To help ensure scientists
spend more time on the ground-breaking science that could point the way to new
space missions, NASA is planning to extend the length of awards from three
years to four years.
NASA also is
experimenting with what Pendleton termed demand-driven balancing to ensure that
all scientists, regardless of their disciplines, have a roughly 1 in 4 chance
of winning a grant. As the situation stands now, some of NASA's so-called
program elements fund nearly every proposal they receive, while others only can
afford to fund perhaps 1 in 10. By moving money around, she said, the Science
Mission Directorate expects to give every scientist an equal chance of winning
a grant while at the same time ensuring that the hottest disciplines get a
proportional share of available funding.
Pendleton also wants to
make sure that the science community has an open line of communication direct
to NASA headquarters.

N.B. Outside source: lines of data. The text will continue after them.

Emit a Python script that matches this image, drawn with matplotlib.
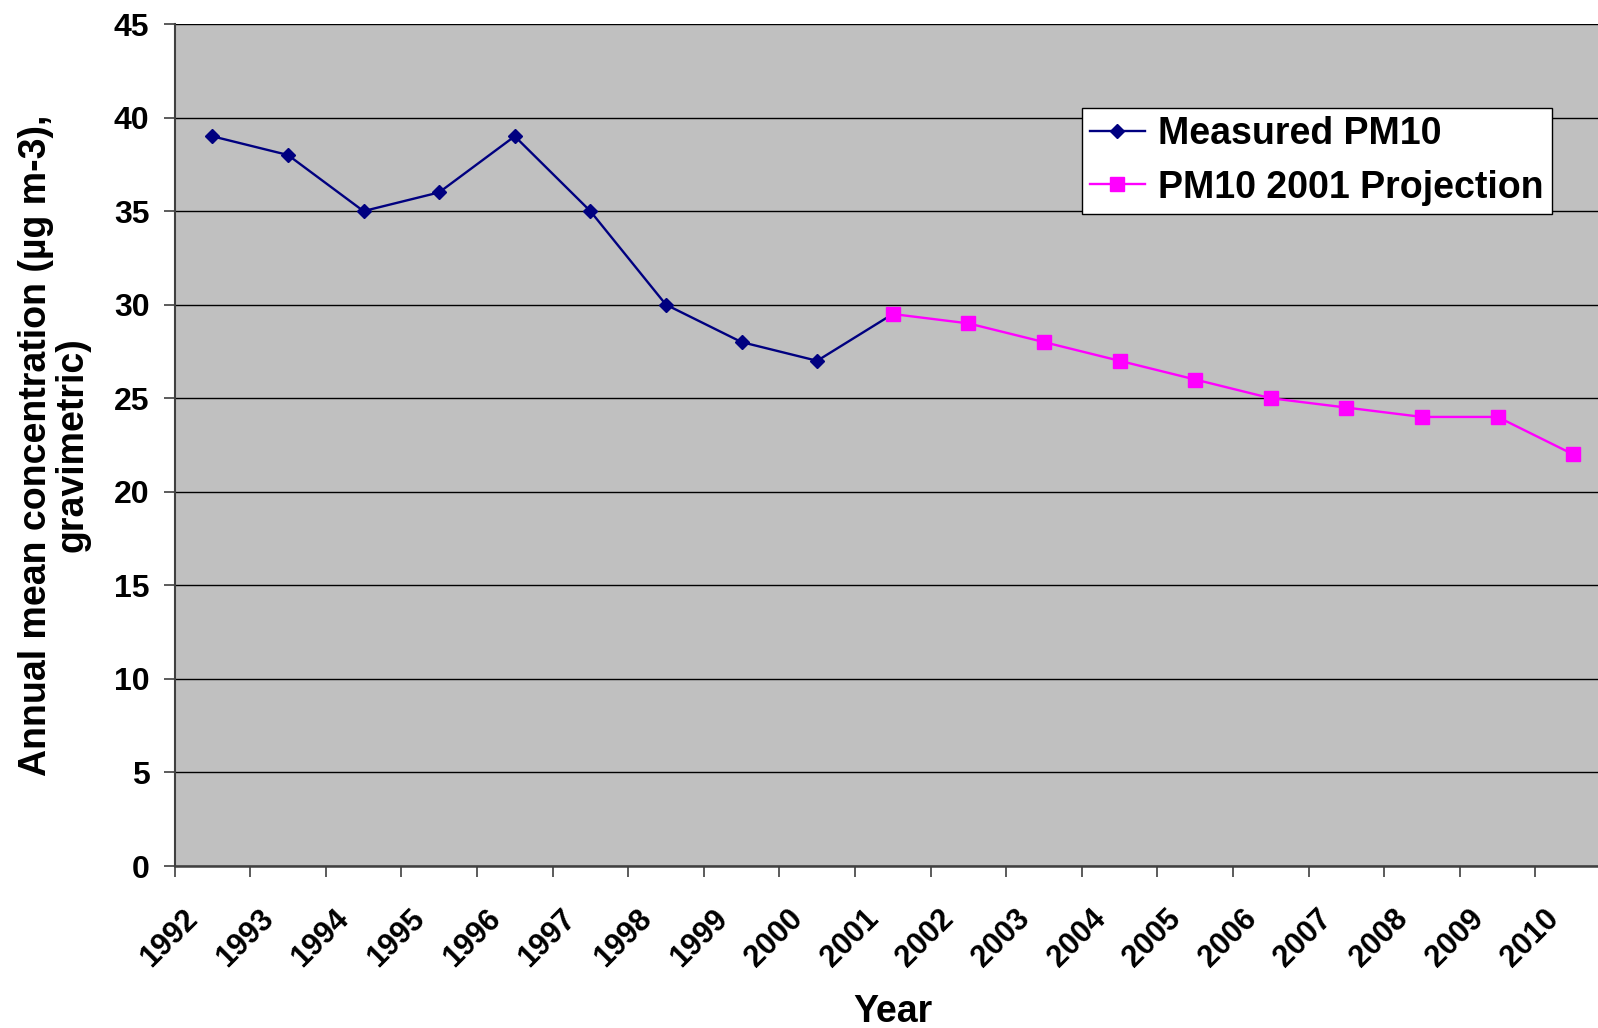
import matplotlib
matplotlib.use("Agg")
import matplotlib.pyplot as plt
from matplotlib.transforms import ScaledTranslation
import numpy as np

years = [str(y) for y in range(1992, 2011)]
measured_years = ["1992", "1993", "1994", "1995", "1996", "1997", "1998", "1999", "2000", "2001"]
measured = [39, 38, 35, 36, 39, 35, 30, 28, 27, 29.5]
proj_years = ["2001", "2002", "2003", "2004", "2005", "2006", "2007", "2008", "2009", "2010"]
projection = [29.5, 29, 28, 27, 26, 25, 24.5, 24, 24, 22]
yticks = [0, 5, 10, 15, 20, 25, 30, 35, 40, 45]

plt.rcParams['font.family'] = ['Liberation Sans', 'DejaVu Sans']
plt.rcParams['font.weight'] = 'bold'

W, H = 1598, 1028
fig = plt.figure(figsize=(W / 100, H / 100), dpi=100)
ax = fig.add_axes([174.5 / W, (H - 866) / H, (1611 - 174.5) / W, (866 - 24) / H])
ax.set_facecolor('#C0C0C0')

idx = {y: i + 0.5 for i, y in enumerate(years)}
mx = [idx[y] for y in measured_years]
px = [idx[y] for y in proj_years]

ax.plot(mx, measured, color='#000080', lw=1.7, marker='D', ms=7.5,
        label='Measured PM10', zorder=3)
ax.plot(px, projection, color='#FF00FF', lw=1.7, marker='s', ms=10.5,
        label='PM10 2001 Projection', zorder=4)

ax.set_xlim(0, len(years))
ax.set_ylim(0, 45)
ax.set_yticks(yticks)
ax.set_yticklabels([str(v) for v in yticks], fontsize=23, fontweight='bold')
ax.yaxis.grid(True, color='black', lw=1.0)
ax.set_axisbelow(True)

ax.set_xticks(np.arange(len(years)) + 0.5)
ax.set_xticklabels(years, fontsize=22, fontweight='bold', rotation=45,
                   ha='right', va='center', rotation_mode='anchor')
ax.set_xticks(np.arange(len(years) + 1), minor=True)
ax.tick_params(axis='x', which='major', length=0, pad=35)
ax.tick_params(axis='x', which='minor', length=8, width=1.2, color='#404040', direction='out')
ax.tick_params(axis='y', which='major', length=8, width=1.2, color='#404040', direction='out', pad=10)
for lab in ax.get_xticklabels():
    lab.set_transform(lab.get_transform() + ScaledTranslation(-18.7 / 100, 0, fig.dpi_scale_trans))

for s in ['top', 'right']:
    ax.spines[s].set_visible(False)
ax.spines['left'].set_color('#404040')
ax.spines['left'].set_linewidth(1.5)
ax.spines['bottom'].set_color('#404040')
ax.spines['bottom'].set_linewidth(1.8)

ax.set_xlabel('Year', fontsize=27, fontweight='bold')
fig.text(54 / W, (H - 445) / H, 'Annual mean concentration (µg m-3),\ngravimetric)',
         rotation=90, ha='center', va='center', fontsize=27, fontweight='bold',
         linespacing=1.0)
ax.xaxis.set_label_coords((893 - 174.5) / (1611 - 174.5), -(1012 - 866) / (866 - 24))
ax.xaxis.label.set_va('center')

leg = fig.legend(loc='upper left', bbox_to_anchor=(1082 / W, (H - 108) / H),
                 fontsize=27, frameon=True, fancybox=False, framealpha=1,
                 edgecolor='black', borderpad=0.22, labelspacing=0.46,
                 handlelength=1.45, handletextpad=0.35, borderaxespad=0)
leg.get_frame().set_linewidth(1.0)
for t in leg.get_texts():
    t.set_fontweight('bold')

fig.savefig('out.png', dpi=100)
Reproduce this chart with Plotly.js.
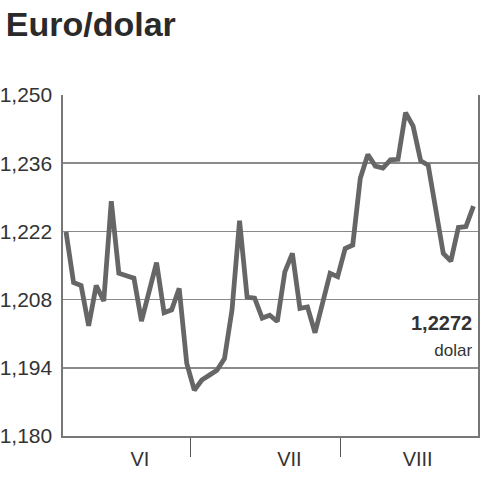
<!DOCTYPE html>
<html>
<head>
<meta charset="utf-8">
<script src="https://cdn.plot.ly/plotly-3.0.1.min.js"></script>
<style>html,body{margin:0;padding:0;background:#fff;}#chart{width:480px;height:480px;}</style>
</head>
<body>
<div id="chart"></div>
<script>
// Euro/dolar daily rate (June - August)
const rates = [
  1.2219, 1.2115, 1.2109, 1.2026, 1.2109, 1.2077, 1.2282, 1.2134, 1.2129, 1.2124,
  1.2036, 1.2100, 1.2156, 1.2053, 1.2059, 1.2103, 1.1949, 1.1894, 1.1915, 1.1925,
  1.1935, 1.1959, 1.2059, 1.2242, 1.2085, 1.2083, 1.2042, 1.2048, 1.2035, 1.2137,
  1.2175, 1.2062, 1.2065, 1.2012, 1.2072, 1.2134, 1.2127, 1.2185, 1.2192, 1.2329,
  1.2378, 1.2354, 1.2350, 1.2367, 1.2368, 1.2464, 1.2436, 1.2365, 1.2356, 1.2271,
  1.2175, 1.2159, 1.2228, 1.2230, 1.2272
];
const dayIndex = rates.map((_, i) => i);
const monthLabels = ['VI', 'VII', 'VIII'];
const monthLabelPos = [9.8, 29.6, 46.6];
const monthBoundaries = [16.5, 36.4];
const yTicks = [1.180, 1.194, 1.208, 1.222, 1.236, 1.250];
const lastValueText = '1,2272';
const lastValueUnit = 'dolar';

const trace = {
  x: dayIndex,
  y: rates,
  type: 'scatter',
  mode: 'lines',
  line: {color: '#666666', width: 4.8},
  hoverinfo: 'skip'
};

const layout = {
  width: 480,
  height: 480,
  margin: {l: 63, r: 2, t: 95, b: 44},
  paper_bgcolor: '#ffffff',
  plot_bgcolor: '#ffffff',
  separators: ',.',
  showlegend: false,
  font: {family: 'Liberation Sans, Arial, sans-serif', color: '#333333'},
  title: {
    text: '<b>Euro/dolar</b>',
    font: {family: 'Liberation Sans, Arial, sans-serif', size: 34, color: '#2a2a2a'},
    x: 0.012, xanchor: 'left', xref: 'container',
    y: 0.95, yanchor: 'middle', yref: 'container'
  },
  xaxis: {
    range: [-0.4, 54.6],
    showgrid: false,
    zeroline: false,
    showline: true,
    linecolor: '#777777',
    linewidth: 2,
    mirror: false,
    tickmode: 'array',
    tickvals: monthLabelPos,
    ticktext: monthLabels,
    ticks: '',
    ticklabelstandoff: 4,
    tickfont: {size: 20, color: '#333333'},
    minor: {
      tickmode: 'array',
      tickvals: monthBoundaries,
      ticks: 'outside',
      ticklen: 19,
      tickwidth: 1.5,
      tickcolor: '#555555',
      showgrid: false
    },
    fixedrange: true
  },
  yaxis: {
    range: [1.180, 1.250],
    tickmode: 'array',
    tickvals: yTicks,
    tickformat: '.3f',
    showgrid: true,
    gridcolor: '#8a8a8a',
    gridwidth: 1.6,
    zeroline: false,
    showline: true,
    linecolor: '#777777',
    linewidth: 1.6,
    mirror: true,
    ticks: '',
    ticklabelstandoff: 5,
    tickfont: {size: 21, color: '#333333'},
    fixedrange: true
  },
  annotations: [
    {
      x: 1, xref: 'paper', xanchor: 'right',
      y: 1.2005, yref: 'y', yanchor: 'middle',
      text: '<b>' + lastValueText + '</b><br><span style="font-size:17px">' + lastValueUnit + '</span>',
      align: 'right',
      showarrow: false,
      xshift: -3,
      font: {size: 20, color: '#333333', family: 'Liberation Sans, Arial, sans-serif'}
    }
  ]
};

Plotly.newPlot('chart', [trace], layout, {displayModeBar: false, staticPlot: true});
</script>
</body>
</html>
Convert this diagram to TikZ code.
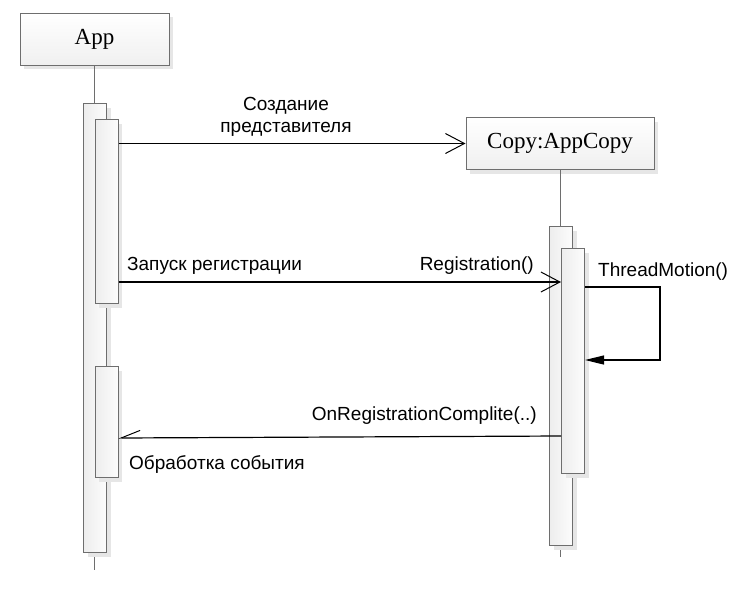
\documentclass[tikz,border=0pt]{standalone}
\usepackage{fontspec}
\newfontfamily\lsans{Liberation Sans}
\newfontfamily\lserif{Liberation Serif}
\usetikzlibrary{arrows.meta,shadows}
\definecolor{edge}{HTML}{6E6E6E}
\definecolor{shade}{HTML}{E6E6E6}
\begin{document}
\begin{tikzpicture}[x=1pt,y=-1pt,
  objbox/.style={draw=edge, line width=1pt, top color=white, bottom color=gray!12,
    minimum height=52pt, inner sep=0pt, font=\lserif\fontsize{23}{27}\selectfont,
    drop shadow={shadow xshift=4pt, shadow yshift=-4pt, fill=shade, opacity=1}},
  actbox/.style={draw=edge, line width=1pt, left color=gray!14, right color=gray!2,
    minimum width=23pt, inner sep=0pt, anchor=north west,
    drop shadow={shadow xshift=4pt, shadow yshift=-4pt, fill=shade, opacity=1}},
  lifeline/.style={draw=edge, line width=1pt},
  msg/.style={draw=black, line width=1.2pt},
  openarrow/.style={-{Straight Barb[length=19pt,width=20pt,line width=1pt]}},
  halfarrow/.style={-{Straight Barb[length=19pt,width=15pt,line width=1pt,right]}},
  fillarrow/.style={-{Triangle[length=19pt,width=9pt]}},
  lbl/.style={font=\lsans\fontsize{19}{22}\selectfont, inner sep=0pt}
]
\useasboundingbox (0,0) rectangle (747,603);
\fill[white] (0,0) rectangle (747,603);

% objects
\node[objbox, minimum width=149pt] (app) at (94.5,39) {App};
\node[objbox, minimum width=188pt] (copy) at (560,143.5) {Copy:AppCopy};

% lifelines
\coordinate (append) at (94.5,570);
\coordinate (copyend) at (560,557);
\draw[lifeline] (app.south) -- (append);
\draw[lifeline] (copy.south) -- (copyend);

% activations
\node[actbox, minimum height=449pt] (a0) at (83,103) {};
\node[actbox, minimum height=184pt] (a1) at (94.5,119) {};
\node[actbox, minimum height=111pt] (a2) at (94.5,366) {};
\node[actbox, minimum height=319pt] (c0) at (549,226) {};
\node[actbox, minimum height=225pt] (c1) at (561,248) {};

% message 1
\draw[msg, openarrow] (a1.east |- copy.west) -- (copy.west);
\node[lbl, align=center] (l1) at (286,117) {Создание\\представителя};

% message 2
\coordinate (m2) at ([yshift=-34pt]c1.north west);
\draw[msg, openarrow] (a1.east |- m2) -- (m2);
\node[lbl, anchor=base west] (l2) at (127,270) {Запуск регистрации};
\node[lbl, anchor=base east] (l3) at (534,270) {Registration()};

% self message
\coordinate (s1) at ([yshift=-39pt]c1.north east);
\coordinate (s2) at ([xshift=75pt,yshift=-112pt]c1.north east);
\coordinate (s3) at ([yshift=-112pt]c1.north east);
\draw[msg, fillarrow] (s1) -| (s2) -- (s3);
\node[lbl, anchor=base west] (l4) at (598,276) {ThreadMotion()};

% return message
\coordinate (r1) at ([yshift=-188pt]c1.north west);
\coordinate (r2) at ([yshift=-72pt]a2.north east);
\draw[msg, halfarrow] (r1) -- (r2);
\node[lbl, anchor=base east] (l5) at (537,420) {OnRegistrationComplite(..)};
\node[lbl, anchor=base west] (l6) at (129,469) {Обработка события};
\end{tikzpicture}
\end{document}
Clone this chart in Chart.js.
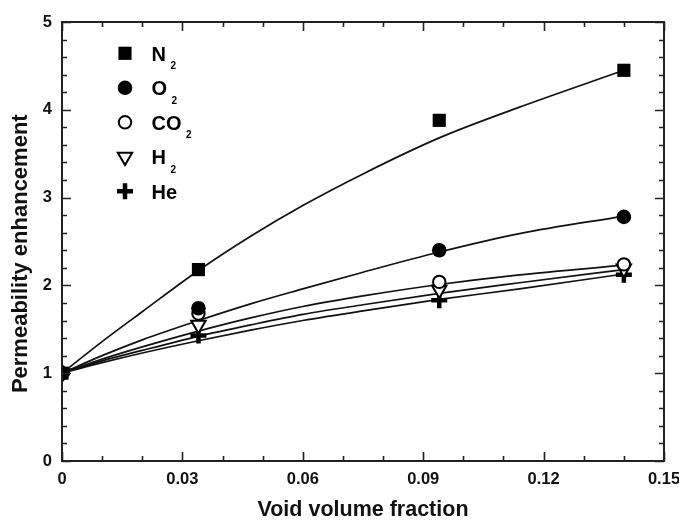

To help make that happen, she established a dedicated Web
site (http://science.hq.nasa.gov/research/sara.html) that is kept up-to-date
with the kind of information researchers need to stay on top of research
opportunities, apply for grants and, perhaps more importantly, talk to the NASA
officials they need to talk to.
Mark Sykes, the director
of the Tucson, Ariz.-based Planetary Science Institute, was one of the most
vocal critics of last year's research-and-analysis cuts. The approximately 40
scientists Sykes works with at the institute sink or swim on their ability to
attract NASA grants.
Sykes praised Stern for
making R&A a priority and bringing in two such well-respected researchers, Pendleton
and Bernstein, as advisors. He also said that speeding up the process for
proposal selection and notification, and extending the length of grants were
all steps in the right direction.
But what matters most, he
said, is that research and analysis is adequately funded. While Stern has taken
steps to restore some of the cuts, Sykes said he has yet to see the money
trickle down to researchers in his discipline. "The proof is in the
pudding," he said.
Daniel Baker, the
director of the Laboratory for Atmospheric and Space Physics at the University
of Colorado, Boulder, told the House Science and Technology space and
aeronautics subcommittee this May that he was worried about where NASA research
and analysis spending was headed.
Contacted by Space News
to comment on the changes Stern and his team have attempted to make since that
spring hearing, Baker said fixing research-and-analysis is a small but
important part of fixing what ails NASA's science program in this era of
constrained budgets. "Whatever is done on R&A, it should be considered
in the context of a balanced portfolio for [the Science Mission Directorate],"
he said. "In my view, there should be a careful look at flight programs,
technology development, and R&A. I don't believe this is being done fully
and systematically. More efficient flight project development and explicit
restoration of technology development funds for NASA would allow the R&A
program to be more healthy and more effective."